Goal: Write the material out again in full, exactly.

Data extract:
++++++++
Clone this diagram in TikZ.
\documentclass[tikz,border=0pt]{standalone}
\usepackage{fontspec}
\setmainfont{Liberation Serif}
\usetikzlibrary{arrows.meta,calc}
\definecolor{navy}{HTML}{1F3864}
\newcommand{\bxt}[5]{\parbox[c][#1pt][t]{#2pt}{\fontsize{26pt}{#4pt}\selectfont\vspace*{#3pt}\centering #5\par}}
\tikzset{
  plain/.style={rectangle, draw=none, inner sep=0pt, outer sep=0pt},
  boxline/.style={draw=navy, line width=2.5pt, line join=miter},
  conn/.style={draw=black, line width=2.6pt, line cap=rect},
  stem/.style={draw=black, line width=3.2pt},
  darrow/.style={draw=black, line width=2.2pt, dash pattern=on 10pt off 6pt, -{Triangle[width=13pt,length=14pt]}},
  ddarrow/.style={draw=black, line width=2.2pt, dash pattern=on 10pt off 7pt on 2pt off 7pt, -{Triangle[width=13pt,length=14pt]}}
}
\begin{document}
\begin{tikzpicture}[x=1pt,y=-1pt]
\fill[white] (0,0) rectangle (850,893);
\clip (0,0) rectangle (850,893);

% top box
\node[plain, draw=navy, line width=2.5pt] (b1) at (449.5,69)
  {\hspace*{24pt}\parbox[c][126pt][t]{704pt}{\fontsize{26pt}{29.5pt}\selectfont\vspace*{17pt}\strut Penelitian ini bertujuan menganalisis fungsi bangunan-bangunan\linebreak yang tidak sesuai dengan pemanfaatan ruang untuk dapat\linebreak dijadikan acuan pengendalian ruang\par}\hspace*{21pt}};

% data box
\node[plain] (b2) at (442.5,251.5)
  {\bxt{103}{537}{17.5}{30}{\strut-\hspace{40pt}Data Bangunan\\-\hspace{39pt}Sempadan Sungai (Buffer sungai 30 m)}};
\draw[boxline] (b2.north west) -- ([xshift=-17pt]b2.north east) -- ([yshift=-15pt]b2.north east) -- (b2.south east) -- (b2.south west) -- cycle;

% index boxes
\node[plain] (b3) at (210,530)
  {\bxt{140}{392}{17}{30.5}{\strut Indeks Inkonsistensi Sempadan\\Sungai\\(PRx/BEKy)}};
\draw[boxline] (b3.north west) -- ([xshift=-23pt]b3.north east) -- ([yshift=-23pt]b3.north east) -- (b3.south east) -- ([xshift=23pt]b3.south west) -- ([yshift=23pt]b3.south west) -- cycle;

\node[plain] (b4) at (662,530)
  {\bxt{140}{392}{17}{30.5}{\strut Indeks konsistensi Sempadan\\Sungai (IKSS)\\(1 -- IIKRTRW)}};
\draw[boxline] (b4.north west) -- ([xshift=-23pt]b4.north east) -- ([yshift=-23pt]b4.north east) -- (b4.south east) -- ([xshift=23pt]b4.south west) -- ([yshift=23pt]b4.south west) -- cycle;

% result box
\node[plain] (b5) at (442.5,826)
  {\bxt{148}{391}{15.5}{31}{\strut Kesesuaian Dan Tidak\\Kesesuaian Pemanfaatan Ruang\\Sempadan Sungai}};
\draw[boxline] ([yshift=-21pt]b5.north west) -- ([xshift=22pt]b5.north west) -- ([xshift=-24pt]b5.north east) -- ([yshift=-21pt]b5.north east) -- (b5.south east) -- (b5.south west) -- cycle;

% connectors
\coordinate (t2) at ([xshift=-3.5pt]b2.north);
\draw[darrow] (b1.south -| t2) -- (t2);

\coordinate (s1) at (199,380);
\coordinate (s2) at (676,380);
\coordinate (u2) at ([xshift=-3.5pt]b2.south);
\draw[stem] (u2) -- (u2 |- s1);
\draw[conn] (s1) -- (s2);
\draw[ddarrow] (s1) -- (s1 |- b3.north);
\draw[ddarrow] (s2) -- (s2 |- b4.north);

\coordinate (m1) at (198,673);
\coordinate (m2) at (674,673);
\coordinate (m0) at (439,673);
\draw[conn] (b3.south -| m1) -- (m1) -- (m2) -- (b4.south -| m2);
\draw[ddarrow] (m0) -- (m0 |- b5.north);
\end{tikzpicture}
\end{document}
++++++++
Complete output:
Clone this diagram in TikZ.
\documentclass[tikz,border=0pt]{standalone}
\usepackage{fontspec}
\setmainfont{Liberation Serif}
\usetikzlibrary{arrows.meta,calc}
\definecolor{navy}{HTML}{1F3864}
\newcommand{\bxt}[5]{\parbox[c][#1pt][t]{#2pt}{\fontsize{26pt}{#4pt}\selectfont\vspace*{#3pt}\centering #5\par}}
\tikzset{
  plain/.style={rectangle, draw=none, inner sep=0pt, outer sep=0pt},
  boxline/.style={draw=navy, line width=2.5pt, line join=miter},
  conn/.style={draw=black, line width=2.6pt, line cap=rect},
  stem/.style={draw=black, line width=3.2pt},
  darrow/.style={draw=black, line width=2.2pt, dash pattern=on 10pt off 6pt, -{Triangle[width=13pt,length=14pt]}},
  ddarrow/.style={draw=black, line width=2.2pt, dash pattern=on 10pt off 7pt on 2pt off 7pt, -{Triangle[width=13pt,length=14pt]}}
}
\begin{document}
\begin{tikzpicture}[x=1pt,y=-1pt]
\fill[white] (0,0) rectangle (850,893);
\clip (0,0) rectangle (850,893);

% top box
\node[plain, draw=navy, line width=2.5pt] (b1) at (449.5,69)
  {\hspace*{24pt}\parbox[c][126pt][t]{704pt}{\fontsize{26pt}{29.5pt}\selectfont\vspace*{17pt}\strut Penelitian ini bertujuan menganalisis fungsi bangunan-bangunan\linebreak yang tidak sesuai dengan pemanfaatan ruang untuk dapat\linebreak dijadikan acuan pengendalian ruang\par}\hspace*{21pt}};

% data box
\node[plain] (b2) at (442.5,251.5)
  {\bxt{103}{537}{17.5}{30}{\strut-\hspace{40pt}Data Bangunan\\-\hspace{39pt}Sempadan Sungai (Buffer sungai 30 m)}};
\draw[boxline] (b2.north west) -- ([xshift=-17pt]b2.north east) -- ([yshift=-15pt]b2.north east) -- (b2.south east) -- (b2.south west) -- cycle;

% index boxes
\node[plain] (b3) at (210,530)
  {\bxt{140}{392}{17}{30.5}{\strut Indeks Inkonsistensi Sempadan\\Sungai\\(PRx/BEKy)}};
\draw[boxline] (b3.north west) -- ([xshift=-23pt]b3.north east) -- ([yshift=-23pt]b3.north east) -- (b3.south east) -- ([xshift=23pt]b3.south west) -- ([yshift=23pt]b3.south west) -- cycle;

\node[plain] (b4) at (662,530)
  {\bxt{140}{392}{17}{30.5}{\strut Indeks konsistensi Sempadan\\Sungai (IKSS)\\(1 -- IIKRTRW)}};
\draw[boxline] (b4.north west) -- ([xshift=-23pt]b4.north east) -- ([yshift=-23pt]b4.north east) -- (b4.south east) -- ([xshift=23pt]b4.south west) -- ([yshift=23pt]b4.south west) -- cycle;

% result box
\node[plain] (b5) at (442.5,826)
  {\bxt{148}{391}{15.5}{31}{\strut Kesesuaian Dan Tidak\\Kesesuaian Pemanfaatan Ruang\\Sempadan Sungai}};
\draw[boxline] ([yshift=-21pt]b5.north west) -- ([xshift=22pt]b5.north west) -- ([xshift=-24pt]b5.north east) -- ([yshift=-21pt]b5.north east) -- (b5.south east) -- (b5.south west) -- cycle;

% connectors
\coordinate (t2) at ([xshift=-3.5pt]b2.north);
\draw[darrow] (b1.south -| t2) -- (t2);

\coordinate (s1) at (199,380);
\coordinate (s2) at (676,380);
\coordinate (u2) at ([xshift=-3.5pt]b2.south);
\draw[stem] (u2) -- (u2 |- s1);
\draw[conn] (s1) -- (s2);
\draw[ddarrow] (s1) -- (s1 |- b3.north);
\draw[ddarrow] (s2) -- (s2 |- b4.north);

\coordinate (m1) at (198,673);
\coordinate (m2) at (674,673);
\coordinate (m0) at (439,673);
\draw[conn] (b3.south -| m1) -- (m1) -- (m2) -- (b4.south -| m2);
\draw[ddarrow] (m0) -- (m0 |- b5.north);
\end{tikzpicture}
\end{document}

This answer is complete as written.